* Dataset section *
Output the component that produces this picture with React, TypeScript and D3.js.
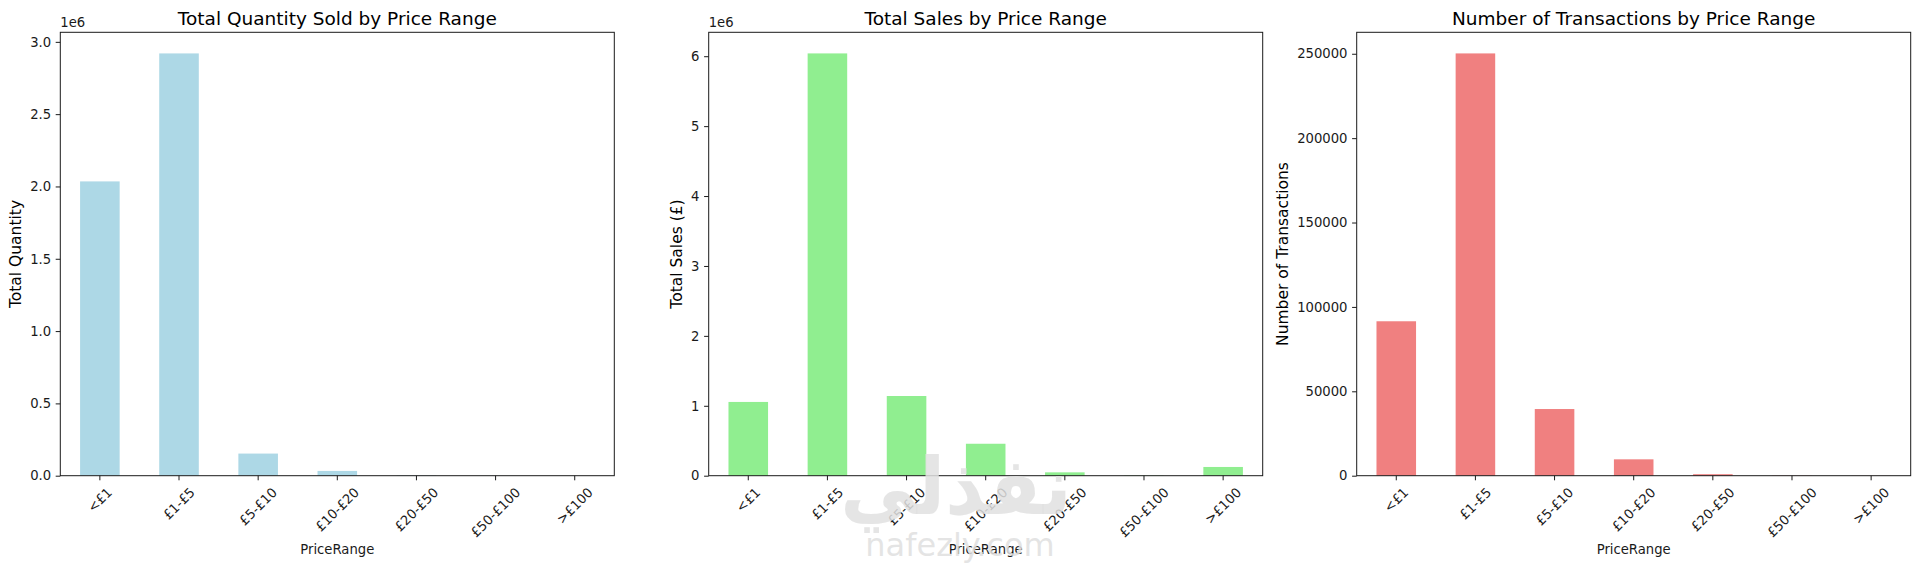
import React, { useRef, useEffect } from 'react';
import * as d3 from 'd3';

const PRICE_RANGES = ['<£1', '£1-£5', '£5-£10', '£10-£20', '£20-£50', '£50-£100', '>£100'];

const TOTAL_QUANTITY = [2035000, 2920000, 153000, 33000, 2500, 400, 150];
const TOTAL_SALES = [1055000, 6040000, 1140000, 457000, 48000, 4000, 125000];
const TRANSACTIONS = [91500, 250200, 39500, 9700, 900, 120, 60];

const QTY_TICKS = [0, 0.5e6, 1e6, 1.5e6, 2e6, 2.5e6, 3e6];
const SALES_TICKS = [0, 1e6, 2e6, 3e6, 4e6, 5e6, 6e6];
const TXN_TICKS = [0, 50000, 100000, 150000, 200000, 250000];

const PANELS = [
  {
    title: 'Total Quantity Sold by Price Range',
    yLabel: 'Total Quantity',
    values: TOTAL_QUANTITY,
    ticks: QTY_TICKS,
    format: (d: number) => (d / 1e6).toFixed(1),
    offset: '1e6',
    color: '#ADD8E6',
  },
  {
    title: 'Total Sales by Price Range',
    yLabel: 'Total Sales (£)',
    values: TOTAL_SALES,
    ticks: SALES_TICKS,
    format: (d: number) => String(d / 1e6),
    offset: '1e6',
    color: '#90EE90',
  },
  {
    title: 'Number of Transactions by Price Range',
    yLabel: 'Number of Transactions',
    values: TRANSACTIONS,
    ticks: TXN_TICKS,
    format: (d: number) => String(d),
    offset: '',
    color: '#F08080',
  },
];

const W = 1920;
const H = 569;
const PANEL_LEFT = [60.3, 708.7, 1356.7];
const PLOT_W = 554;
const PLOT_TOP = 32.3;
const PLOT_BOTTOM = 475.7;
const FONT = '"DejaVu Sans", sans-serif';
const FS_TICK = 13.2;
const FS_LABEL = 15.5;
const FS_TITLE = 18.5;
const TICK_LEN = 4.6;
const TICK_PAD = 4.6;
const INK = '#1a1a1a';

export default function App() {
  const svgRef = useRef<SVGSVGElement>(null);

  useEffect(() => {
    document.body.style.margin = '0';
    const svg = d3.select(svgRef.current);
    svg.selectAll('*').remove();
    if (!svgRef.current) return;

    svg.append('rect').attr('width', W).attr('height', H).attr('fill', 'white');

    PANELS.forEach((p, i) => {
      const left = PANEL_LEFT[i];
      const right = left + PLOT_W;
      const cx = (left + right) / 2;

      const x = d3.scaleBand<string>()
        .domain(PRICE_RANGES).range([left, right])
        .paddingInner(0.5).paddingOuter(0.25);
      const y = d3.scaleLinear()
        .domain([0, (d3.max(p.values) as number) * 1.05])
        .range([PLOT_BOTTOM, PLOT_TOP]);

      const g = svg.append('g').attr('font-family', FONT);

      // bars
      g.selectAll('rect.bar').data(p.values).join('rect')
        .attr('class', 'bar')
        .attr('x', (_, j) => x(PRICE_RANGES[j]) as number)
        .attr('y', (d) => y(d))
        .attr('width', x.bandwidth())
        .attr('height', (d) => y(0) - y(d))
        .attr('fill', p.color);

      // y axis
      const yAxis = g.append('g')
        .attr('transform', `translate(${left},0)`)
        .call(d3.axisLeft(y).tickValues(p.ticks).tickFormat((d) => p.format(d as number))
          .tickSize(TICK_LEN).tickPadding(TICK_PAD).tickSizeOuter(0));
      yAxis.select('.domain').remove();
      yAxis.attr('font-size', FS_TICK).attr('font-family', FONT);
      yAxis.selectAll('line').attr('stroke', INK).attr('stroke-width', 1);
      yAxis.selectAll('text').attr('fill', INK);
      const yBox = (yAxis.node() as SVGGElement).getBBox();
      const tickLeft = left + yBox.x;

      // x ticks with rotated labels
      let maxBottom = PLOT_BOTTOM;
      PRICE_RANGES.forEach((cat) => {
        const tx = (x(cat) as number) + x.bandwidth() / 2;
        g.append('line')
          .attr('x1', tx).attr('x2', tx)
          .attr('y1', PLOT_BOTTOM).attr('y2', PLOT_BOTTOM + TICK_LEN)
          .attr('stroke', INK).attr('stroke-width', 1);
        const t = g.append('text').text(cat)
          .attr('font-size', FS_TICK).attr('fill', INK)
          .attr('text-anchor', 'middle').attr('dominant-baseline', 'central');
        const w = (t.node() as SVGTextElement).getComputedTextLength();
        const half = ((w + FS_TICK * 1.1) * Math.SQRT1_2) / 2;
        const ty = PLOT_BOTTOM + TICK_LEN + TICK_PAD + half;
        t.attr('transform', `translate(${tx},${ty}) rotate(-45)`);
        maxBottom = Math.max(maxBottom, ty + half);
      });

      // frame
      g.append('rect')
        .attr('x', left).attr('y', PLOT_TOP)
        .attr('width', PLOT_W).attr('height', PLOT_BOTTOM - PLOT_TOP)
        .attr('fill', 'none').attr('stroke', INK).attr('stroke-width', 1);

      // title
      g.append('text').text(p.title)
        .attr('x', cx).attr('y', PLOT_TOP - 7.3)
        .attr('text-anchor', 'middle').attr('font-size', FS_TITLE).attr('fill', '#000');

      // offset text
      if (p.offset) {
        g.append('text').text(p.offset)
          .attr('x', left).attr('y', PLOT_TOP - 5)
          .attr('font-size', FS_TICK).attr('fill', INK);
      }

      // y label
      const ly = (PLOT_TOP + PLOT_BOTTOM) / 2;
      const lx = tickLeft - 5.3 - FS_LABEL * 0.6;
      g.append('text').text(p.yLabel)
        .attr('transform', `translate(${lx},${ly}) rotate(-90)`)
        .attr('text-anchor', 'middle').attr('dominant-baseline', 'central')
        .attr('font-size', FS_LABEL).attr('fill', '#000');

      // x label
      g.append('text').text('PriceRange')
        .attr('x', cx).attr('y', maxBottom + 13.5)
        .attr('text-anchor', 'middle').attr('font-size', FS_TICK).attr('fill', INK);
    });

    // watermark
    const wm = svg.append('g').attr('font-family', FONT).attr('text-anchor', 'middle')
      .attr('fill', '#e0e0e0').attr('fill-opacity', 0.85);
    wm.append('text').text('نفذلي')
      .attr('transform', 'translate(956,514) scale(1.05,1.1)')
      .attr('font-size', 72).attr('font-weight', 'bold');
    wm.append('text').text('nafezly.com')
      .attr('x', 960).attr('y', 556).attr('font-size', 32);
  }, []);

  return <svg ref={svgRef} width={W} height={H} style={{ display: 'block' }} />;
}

* Work required *
Collect the lines that hold "with".

* Result below *
Output the component that produces this picture with React, TypeScript and D3.js.
      // x ticks with rotated labels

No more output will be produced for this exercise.